Runde 4: Diesmal kommt die Alapinvariante der sizilianischen Verteidigung aufs Brett. Ich setze ein ungewöhnliches Abspiel mit entgegengesetzten Bauernmehrheiten vor, das meiner Gegnerin viel Bedenkzeit kostet. Zwar nicht optimal von mir behandelt, doch in Zeitnot lässt meine Gegnerin eine gute Möglichkeit aus und wird von mir überspielt. Runde 5: Ich bekomme mit dem Schachtrainer Artur Jussupow den 2. Großmeister. Die Eröffnung ist – wie in Runde 2 – erneut die Tarrasch-Variante im Franzosen. Jussupow opfert im angehenden Mittelspiel einen Bauern für ein aktives Läuferpaar, zudem wird meine Bauernstellung entwertet. Gegen standhafte Verteidigung findet Jussupow jedoch kein Mittel, um einen Sieg zu erzwingen, und wickelt in ein Endspiel mit ungleichfarbigen Läufern ab.

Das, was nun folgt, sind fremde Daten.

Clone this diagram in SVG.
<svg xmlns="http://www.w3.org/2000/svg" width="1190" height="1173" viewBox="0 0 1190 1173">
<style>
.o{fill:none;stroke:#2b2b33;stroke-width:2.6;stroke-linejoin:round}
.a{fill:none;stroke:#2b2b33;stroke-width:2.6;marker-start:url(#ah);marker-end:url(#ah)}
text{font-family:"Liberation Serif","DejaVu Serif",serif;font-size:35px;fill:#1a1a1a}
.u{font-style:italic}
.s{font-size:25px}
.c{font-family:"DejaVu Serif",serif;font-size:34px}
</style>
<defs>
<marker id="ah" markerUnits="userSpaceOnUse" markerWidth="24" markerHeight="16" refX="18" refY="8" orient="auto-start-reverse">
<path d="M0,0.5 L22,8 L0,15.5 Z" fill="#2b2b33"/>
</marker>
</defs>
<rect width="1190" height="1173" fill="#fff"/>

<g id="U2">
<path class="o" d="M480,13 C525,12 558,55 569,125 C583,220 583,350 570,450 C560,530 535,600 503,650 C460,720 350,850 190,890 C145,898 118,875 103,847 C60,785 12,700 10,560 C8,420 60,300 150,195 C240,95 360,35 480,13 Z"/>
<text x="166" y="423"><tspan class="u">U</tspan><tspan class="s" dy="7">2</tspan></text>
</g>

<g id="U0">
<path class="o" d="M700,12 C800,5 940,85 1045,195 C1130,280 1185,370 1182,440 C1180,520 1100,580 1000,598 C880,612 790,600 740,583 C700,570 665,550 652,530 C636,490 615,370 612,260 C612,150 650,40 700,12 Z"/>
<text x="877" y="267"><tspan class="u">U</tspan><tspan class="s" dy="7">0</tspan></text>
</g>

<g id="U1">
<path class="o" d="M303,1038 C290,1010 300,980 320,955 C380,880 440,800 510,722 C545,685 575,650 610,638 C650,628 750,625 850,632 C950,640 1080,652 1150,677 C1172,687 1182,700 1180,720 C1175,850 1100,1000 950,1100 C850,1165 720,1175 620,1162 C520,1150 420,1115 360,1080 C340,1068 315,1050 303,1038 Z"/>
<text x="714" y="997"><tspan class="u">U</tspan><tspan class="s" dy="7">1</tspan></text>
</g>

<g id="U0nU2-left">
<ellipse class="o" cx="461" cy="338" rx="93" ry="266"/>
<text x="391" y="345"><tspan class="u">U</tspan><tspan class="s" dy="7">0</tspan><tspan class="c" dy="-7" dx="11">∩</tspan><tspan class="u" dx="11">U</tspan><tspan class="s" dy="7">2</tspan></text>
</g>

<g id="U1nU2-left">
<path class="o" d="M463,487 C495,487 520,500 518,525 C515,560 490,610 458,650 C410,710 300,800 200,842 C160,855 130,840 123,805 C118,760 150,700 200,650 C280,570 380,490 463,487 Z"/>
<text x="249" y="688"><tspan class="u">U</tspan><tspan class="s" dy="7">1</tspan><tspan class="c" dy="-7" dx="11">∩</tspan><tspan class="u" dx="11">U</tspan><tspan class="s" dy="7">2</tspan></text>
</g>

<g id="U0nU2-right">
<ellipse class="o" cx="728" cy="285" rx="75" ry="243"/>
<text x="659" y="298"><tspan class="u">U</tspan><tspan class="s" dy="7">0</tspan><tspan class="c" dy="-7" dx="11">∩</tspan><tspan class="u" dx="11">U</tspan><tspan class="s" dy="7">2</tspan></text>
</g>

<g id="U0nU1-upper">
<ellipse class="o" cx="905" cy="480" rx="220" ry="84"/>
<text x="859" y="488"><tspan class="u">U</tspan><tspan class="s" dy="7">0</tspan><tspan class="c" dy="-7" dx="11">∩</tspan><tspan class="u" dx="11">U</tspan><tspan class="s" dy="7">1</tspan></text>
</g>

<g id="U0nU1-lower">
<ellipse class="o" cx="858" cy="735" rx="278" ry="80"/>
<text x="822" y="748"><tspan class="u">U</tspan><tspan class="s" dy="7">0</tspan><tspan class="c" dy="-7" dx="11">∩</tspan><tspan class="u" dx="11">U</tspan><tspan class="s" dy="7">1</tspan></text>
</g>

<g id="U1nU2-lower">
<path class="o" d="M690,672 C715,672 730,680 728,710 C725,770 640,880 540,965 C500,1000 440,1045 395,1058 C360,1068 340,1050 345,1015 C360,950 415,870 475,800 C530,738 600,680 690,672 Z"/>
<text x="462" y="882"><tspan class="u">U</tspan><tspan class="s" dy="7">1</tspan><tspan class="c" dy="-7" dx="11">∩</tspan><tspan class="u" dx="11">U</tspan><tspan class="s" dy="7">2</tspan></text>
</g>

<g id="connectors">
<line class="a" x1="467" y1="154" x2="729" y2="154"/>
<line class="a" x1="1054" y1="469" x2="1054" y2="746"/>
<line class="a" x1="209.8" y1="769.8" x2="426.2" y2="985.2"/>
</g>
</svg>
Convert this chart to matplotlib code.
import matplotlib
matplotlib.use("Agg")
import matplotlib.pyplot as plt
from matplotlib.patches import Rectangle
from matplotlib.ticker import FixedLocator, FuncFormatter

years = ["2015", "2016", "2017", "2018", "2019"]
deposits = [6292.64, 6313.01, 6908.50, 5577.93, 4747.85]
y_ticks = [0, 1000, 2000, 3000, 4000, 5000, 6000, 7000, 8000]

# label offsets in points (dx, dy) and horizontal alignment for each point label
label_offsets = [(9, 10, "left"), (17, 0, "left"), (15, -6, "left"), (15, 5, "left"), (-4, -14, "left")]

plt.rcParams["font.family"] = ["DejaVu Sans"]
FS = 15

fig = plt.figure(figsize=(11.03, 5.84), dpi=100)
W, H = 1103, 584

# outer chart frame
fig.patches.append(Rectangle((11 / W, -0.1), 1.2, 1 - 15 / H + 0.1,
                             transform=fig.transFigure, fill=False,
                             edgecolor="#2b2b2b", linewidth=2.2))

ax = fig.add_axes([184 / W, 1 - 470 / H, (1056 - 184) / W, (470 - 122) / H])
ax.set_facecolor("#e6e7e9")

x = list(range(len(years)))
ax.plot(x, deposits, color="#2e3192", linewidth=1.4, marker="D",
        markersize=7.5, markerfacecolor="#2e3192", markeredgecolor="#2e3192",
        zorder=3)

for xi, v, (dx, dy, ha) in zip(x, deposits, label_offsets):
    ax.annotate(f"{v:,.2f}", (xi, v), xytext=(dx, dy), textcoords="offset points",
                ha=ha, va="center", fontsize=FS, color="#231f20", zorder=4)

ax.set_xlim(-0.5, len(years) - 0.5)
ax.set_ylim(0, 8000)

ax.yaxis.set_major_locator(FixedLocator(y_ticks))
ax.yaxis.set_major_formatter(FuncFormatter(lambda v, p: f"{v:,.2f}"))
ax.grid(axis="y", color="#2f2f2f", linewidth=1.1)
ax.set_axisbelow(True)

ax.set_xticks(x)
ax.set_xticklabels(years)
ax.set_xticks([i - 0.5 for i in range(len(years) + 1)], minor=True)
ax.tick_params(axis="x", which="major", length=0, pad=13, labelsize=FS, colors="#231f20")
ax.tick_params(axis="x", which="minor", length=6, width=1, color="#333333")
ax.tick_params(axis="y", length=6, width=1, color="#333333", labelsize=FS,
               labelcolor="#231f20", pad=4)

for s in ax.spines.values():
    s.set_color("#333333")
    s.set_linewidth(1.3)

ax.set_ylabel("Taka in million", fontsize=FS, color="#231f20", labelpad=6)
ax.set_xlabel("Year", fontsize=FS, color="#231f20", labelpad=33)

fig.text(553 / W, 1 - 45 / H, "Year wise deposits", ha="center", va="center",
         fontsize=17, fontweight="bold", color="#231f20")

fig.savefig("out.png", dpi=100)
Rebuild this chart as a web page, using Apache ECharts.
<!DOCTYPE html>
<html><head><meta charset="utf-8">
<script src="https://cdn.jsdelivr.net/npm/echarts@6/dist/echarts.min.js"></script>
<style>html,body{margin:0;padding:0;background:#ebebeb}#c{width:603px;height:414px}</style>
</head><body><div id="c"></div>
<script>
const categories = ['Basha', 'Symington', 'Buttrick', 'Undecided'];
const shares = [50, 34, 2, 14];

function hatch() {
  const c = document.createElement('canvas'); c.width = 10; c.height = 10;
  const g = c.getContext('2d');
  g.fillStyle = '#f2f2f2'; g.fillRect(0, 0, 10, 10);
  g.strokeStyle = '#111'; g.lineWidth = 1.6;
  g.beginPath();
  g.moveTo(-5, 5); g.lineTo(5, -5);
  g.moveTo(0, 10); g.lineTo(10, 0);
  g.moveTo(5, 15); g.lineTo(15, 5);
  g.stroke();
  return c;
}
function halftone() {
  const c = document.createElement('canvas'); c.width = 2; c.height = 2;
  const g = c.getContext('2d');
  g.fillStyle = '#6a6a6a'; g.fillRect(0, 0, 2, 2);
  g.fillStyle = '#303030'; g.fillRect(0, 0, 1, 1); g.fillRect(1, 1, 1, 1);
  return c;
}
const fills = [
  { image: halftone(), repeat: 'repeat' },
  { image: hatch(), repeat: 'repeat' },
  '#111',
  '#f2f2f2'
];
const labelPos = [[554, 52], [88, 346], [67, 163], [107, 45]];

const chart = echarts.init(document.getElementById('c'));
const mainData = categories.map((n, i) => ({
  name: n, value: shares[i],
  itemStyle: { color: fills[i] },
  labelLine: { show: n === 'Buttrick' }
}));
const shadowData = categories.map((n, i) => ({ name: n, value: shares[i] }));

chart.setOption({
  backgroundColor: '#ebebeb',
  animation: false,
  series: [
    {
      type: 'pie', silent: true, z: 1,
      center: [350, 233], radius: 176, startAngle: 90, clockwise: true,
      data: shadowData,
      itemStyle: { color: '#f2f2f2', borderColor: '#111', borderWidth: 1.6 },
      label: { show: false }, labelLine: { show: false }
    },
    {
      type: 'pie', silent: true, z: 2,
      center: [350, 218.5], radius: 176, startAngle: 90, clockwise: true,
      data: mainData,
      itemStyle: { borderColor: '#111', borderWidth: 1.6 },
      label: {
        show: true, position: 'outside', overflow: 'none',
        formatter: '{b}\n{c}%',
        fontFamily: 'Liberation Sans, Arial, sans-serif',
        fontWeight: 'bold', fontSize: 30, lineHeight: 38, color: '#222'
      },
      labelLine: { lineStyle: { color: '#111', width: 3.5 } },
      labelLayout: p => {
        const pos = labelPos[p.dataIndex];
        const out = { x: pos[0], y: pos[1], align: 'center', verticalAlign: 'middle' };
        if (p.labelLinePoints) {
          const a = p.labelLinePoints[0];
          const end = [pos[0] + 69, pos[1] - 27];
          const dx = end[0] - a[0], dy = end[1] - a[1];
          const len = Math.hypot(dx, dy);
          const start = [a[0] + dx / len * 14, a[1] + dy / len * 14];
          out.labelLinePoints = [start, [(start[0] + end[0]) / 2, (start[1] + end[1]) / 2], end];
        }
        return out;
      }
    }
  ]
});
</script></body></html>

Runde 6: Gegen einen eigentlich gut aufgelegten Grazer Fidemeister gerate ich nach dem Vertauschen zweier Züge unter Druck, aber dann unterliegt mein Gegner einer Halluzination, die es mir erlaubt, die Dame für Turm und 2 Leichtfiguren zu „opfern“. Mit energischem Spiel kann ich meinen Vorteil zum Partiegewinn führen.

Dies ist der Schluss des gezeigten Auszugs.